President Donald Trump confirmed Sunday morning that U.S. Special Forces killed ISIS leader Abu Bakr al-Baghdadi in a raid Saturday in northwestern Syria.

Trump said that no U.S. personnel were killed in the mission. He announced that the U.S. has brought "the world's number one terrorist leader to justice" and that al-Baghdadi "was a sick and depraved man, and now he's gone."

Trump said that al-Baghdadi escaped into a tunnel after he realized he had been surrounded by U.S. forces. The terrorist leader then detonated a suicide vest, which killed himself and three of his children. Trump claimed that al-Baghdadi "died after running into a dead-end tunnel, whimpering and crying all the way."

Trump added that al-Baghdadi had been under surveillance for several weeks prior to the mission. He thanked Russia, Turkey, Syria, Iraq and the Syrian Kurds for their help. Trump said that he told very few U.S. lawmakers that the raid was a success, prior to Sunday's announcement, as he was worried about leaks to the press.

For Trump, the announcement is a major achievement for his administration. Under Baghdadi, ISIS has killed several U.S. citizens, most notably journalists James Foley and Steven Sotloff.

CNN cited sources that said U.S. law enforcement is on guard for any potential attacks in the U.S. in response to Baghdadi's death.

Baghdadi was born in 1971 in the Iraqi city of Samarra. He came from an observant Sunni family and his real name is Ibrahim Awwad Ibrahim al-Badri. He allegedly received a PhD at the Islamic University of Baghdad and formed an Islamist group in 2004 that fought against the U.S. invasion of Iraq.

Around 2006, Baghdadi came into contact with al-Qaeda in Iraq, which he helped expand. In 2011, the Syrian war began, with Baghdadi ordering attacks in Iraq and against Syrian President Bashar al-Assad's forces.

In the summer of 2014, ISIS expanded from its base in Syria to a large part of Iraq, and took over Iraq's second-largest city, Mosul. In June 2014, al-Baghdadi gave a sermon at a mosque in Mosul, in which he announced the establishment of an ISIS caliphate.

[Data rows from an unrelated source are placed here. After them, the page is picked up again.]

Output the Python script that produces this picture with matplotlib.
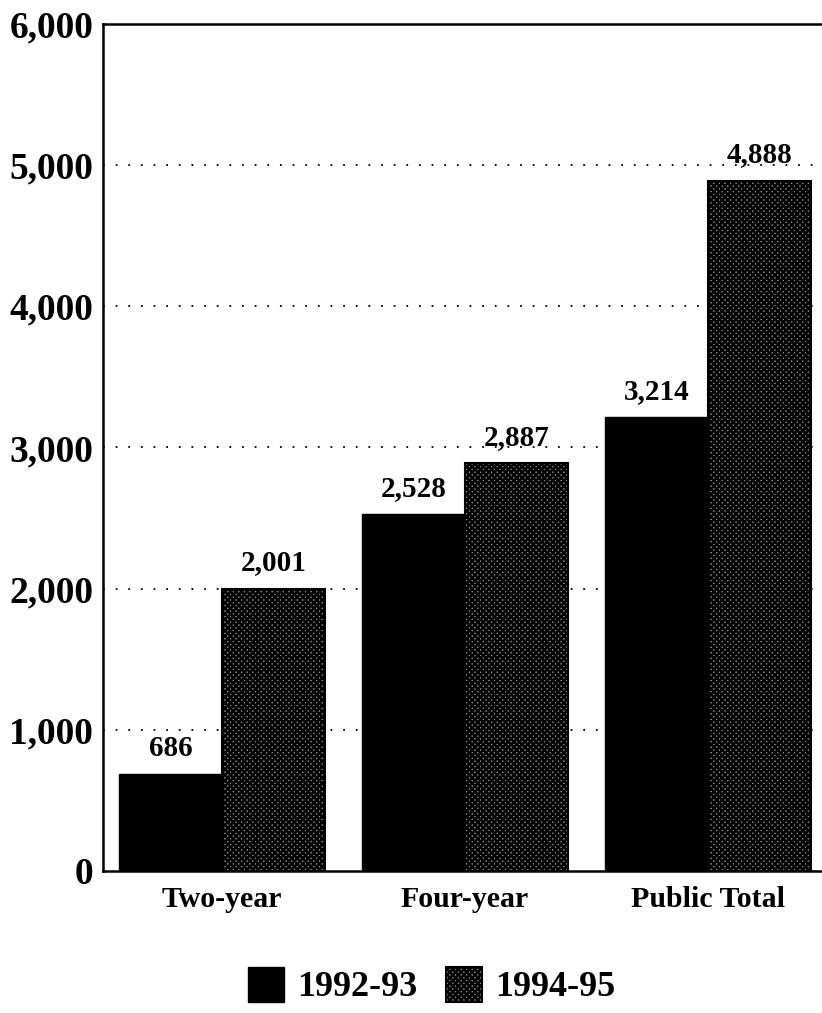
import numpy as np
import matplotlib
matplotlib.use("Agg")
import matplotlib.pyplot as plt

# Data
categories = ["Two-year", "Four-year", "Public Total"]
years = ["1992-93", "1994-95"]
vals_9293 = [686, 2528, 3214]
vals_9495 = [2001, 2887, 4888]
yticks = [0, 1000, 2000, 3000, 4000, 5000, 6000]

plt.rcParams['font.family'] = ['Liberation Serif', 'DejaVu Serif']
plt.rcParams['font.weight'] = 'bold'
plt.rcParams['hatch.linewidth'] = 1.8
plt.rcParams['hatch.color'] = 'black'

fig = plt.figure(figsize=(8.22, 10.13), dpi=100)
ax = fig.add_axes([0.1253, 0.1402, 0.8747, 0.8361])

x = np.arange(len(categories))
w = 0.425
b1 = ax.bar(x - w / 2, vals_9293, w, color='black', edgecolor='black', linewidth=1, label=years[0], zorder=3)
b2 = ax.bar(x + w / 2, vals_9495, w, color='#9a9a9a', edgecolor='black', hatch='xxxxxx', linewidth=1.5,
            label=years[1], zorder=3)

# value labels above bars
for bars, vals in [(b1, vals_9293), (b2, vals_9495)]:
    for rect, v in zip(bars, vals):
        ax.annotate(f"{v:,}", (rect.get_x() + rect.get_width() / 2, v),
                    xytext=(0, 9), textcoords='offset points', ha='center', va='bottom',
                    fontsize=21, fontweight='bold')

ax.set_ylim(0, 6000)
ax.set_xlim(-0.49, 2.47)
ax.set_yticks(yticks)
ax.set_yticklabels([f"{t:,}" for t in yticks], fontsize=27, fontweight='bold')
ax.set_xticks(x)
ax.set_xticklabels(categories, fontsize=21.5, fontweight='bold')
ax.tick_params(axis='y', length=0, pad=7)
ax.tick_params(axis='x', length=0, pad=11)

for t in yticks[1:-1]:
    ax.axhline(t, color='black', linestyle=(0, (1, 6)), linewidth=1.3, zorder=1)

ax.spines['right'].set_visible(False)
for s in ['left', 'top', 'bottom']:
    ax.spines[s].set_linewidth(1.8)

fig.legend(handles=[b1, b2], labels=years, loc='center', bbox_to_anchor=(0.525, 0.027),
           ncol=2, frameon=False, handlelength=1.0, handleheight=1.1,
           handletextpad=0.35, columnspacing=0.8, prop={'weight': 'bold', 'size': 26})

fig.savefig("out.png", dpi=100)
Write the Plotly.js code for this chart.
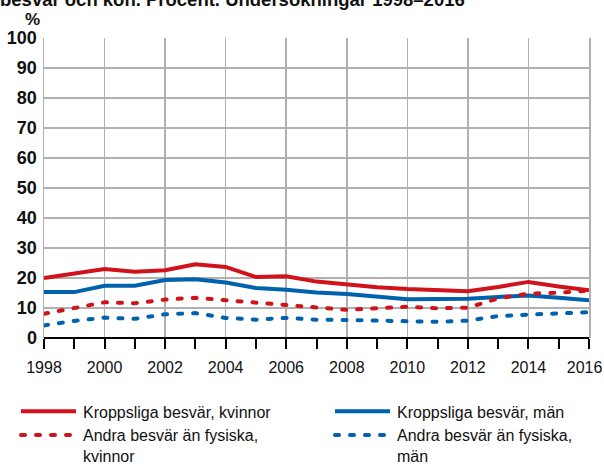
<!DOCTYPE html>
<html><head><meta charset="utf-8">
<script src="https://cdn.plot.ly/plotly-3.0.1.min.js"></script>
<style>html,body{margin:0;padding:0;background:#fff}#c{width:604px;height:464px}</style>
</head><body><div id="c"></div>
<script>
const years = [1998,1999,2000,2001,2002,2003,2004,2005,2006,2007,2008,2009,2010,2011,2012,2013,2014,2015,2016];
const tickYears = [1998,2000,2002,2004,2006,2008,2010,2012,2014,2016];
const tickLabels = ['1998','2000','2002','2004','2006','2008','2010','2012','2014','2016\u00a0\u00a0'];
const kroppKvinnor = [20,21.6,23,22.1,22.6,24.6,23.7,20.3,20.6,18.8,17.7,16.9,16.3,16,15.6,17,18.7,17.2,15.9];
const kroppMan = [15.3,15.3,17.4,17.4,19.3,19.6,18.5,16.7,16.1,15.2,14.7,13.9,12.9,13,13.1,13.7,14.2,13.4,12.6];
const andraKvinnor = [8.1,10,11.9,11.6,12.8,13.4,12.6,11.8,11,10.4,9.4,9.9,10.4,9.9,10.1,13.2,14.8,15.1,15.8];
const andraMan = [4.2,5.7,6.8,6.4,7.9,8.3,6.7,6.1,6.7,6.1,6,5.8,5.6,5.4,5.8,7.3,7.8,8.3,8.6];
const names = ['Kroppsliga besvär, kvinnor','Kroppsliga besvär, män','Andra besvär än fysiska,<br>kvinnor','Andra besvär än fysiska,<br>män'];
const red = '#d0121b', blue = '#0061ad';
const dots = '4px,11px';
const traces = [
  {x: years, y: kroppKvinnor, name: names[0], mode:'lines', line:{color:red, width:4}, legend:'legend'},
  {x: years, y: kroppMan, name: names[1], mode:'lines', line:{color:blue, width:4}, legend:'legend2'},
  {x: years, y: andraKvinnor, name: names[2], mode:'lines', line:{color:red, width:4, dash:dots}, legend:'legend'},
  {x: years, y: andraMan, name: names[3], mode:'lines', line:{color:blue, width:4, dash:dots}, legend:'legend2'}
];
const lfont = {size:16, family:"'Liberation Sans',Arial,sans-serif", color:'#111'};
const layout = {
  width:604, height:464,
  margin:{l:44, r:15, t:38, b:126, autoexpand:false},
  paper_bgcolor:'#fff', plot_bgcolor:'#fff',
  showlegend:true,
  font:{family:"'Liberation Sans',Arial,sans-serif", color:'#111'},
  title:{text:'besvär och kön. Procent. Undersökningar 1998–2016', x:0, xref:'container', xanchor:'left', y:1.0, yref:'container', yanchor:'middle', font:{size:18.5, weight:'bold', color:'#111'}},
  xaxis:{range:[1998,2016], tickmode:'array', tickvals:tickYears, ticktext:tickLabels, ticks:'outside', ticklen:10, tickwidth:2, tickcolor:'#000',
    showgrid:true, gridcolor:'#b0b0b0', gridwidth:1.5, showline:false, zeroline:false, automargin:false,
    minor:{tickvals:years, ticks:'outside', ticklen:10, tickwidth:2, tickcolor:'#000', showgrid:false},
    tickfont:{size:16, color:'#111'}, ticklabelstandoff:5, tickangle:0, ticklabeloverflow:'allow', fixedrange:true},
  yaxis:{range:[0,100], dtick:10, ticks:'', showgrid:true, gridcolor:'#b0b0b0', gridwidth:1.5, automargin:false,
    showline:true, mirror:true, linecolor:'#b0b0b0', linewidth:1.5, zeroline:true, zerolinecolor:'#000', zerolinewidth:2.5,
    tickfont:{size:18, weight:'bold', color:'#111'}, ticklabelstandoff:2, fixedrange:true},
  legend:{x:16/604, xref:'container', xanchor:'left', y:0.15, yref:'container', yanchor:'top', valign:'top',
    font:lfont, tracegroupgap:0, itemwidth:57, bgcolor:'rgba(0,0,0,0)'},
  legend2:{x:330/604, xref:'container', xanchor:'left', y:0.15, yref:'container', yanchor:'top', valign:'top',
    font:lfont, tracegroupgap:0, itemwidth:57, bgcolor:'rgba(0,0,0,0)'},
  annotations:[{text:'%', xref:'paper', yref:'paper', x:-0.004, y:1, xanchor:'right', yanchor:'bottom', yshift:7, showarrow:false, font:{size:17, weight:'bold', color:'#111'}}]
};
Plotly.newPlot('c', traces, layout, {staticPlot:true}).then(gd => {
  gd.querySelectorAll('.legendlines path').forEach(p => { p.setAttribute('d', 'M5,0h55'); });
  gd.querySelectorAll('.legendlines path, .scatterlayer .js-line').forEach(p => {
    if ((p.style.strokeDasharray || '') !== '' && p.style.strokeDasharray !== 'none') p.style.strokeLinecap = 'round';
  });
});
</script></body></html>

At its peak, ISIS controlled territory that extended from 34,000 square miles from western Syria to eastern Iraq. The U.S. had allied with an anti-ISIS coalition to attack the group and in March, the group lost its last pocket of territory it controlled in Syria.

There are still an estimated 14,000 to 18,000 ISIS fighters still left in Iraq and Syria, with the group also operating in West Africa, Libya, Egypt and the Philippines.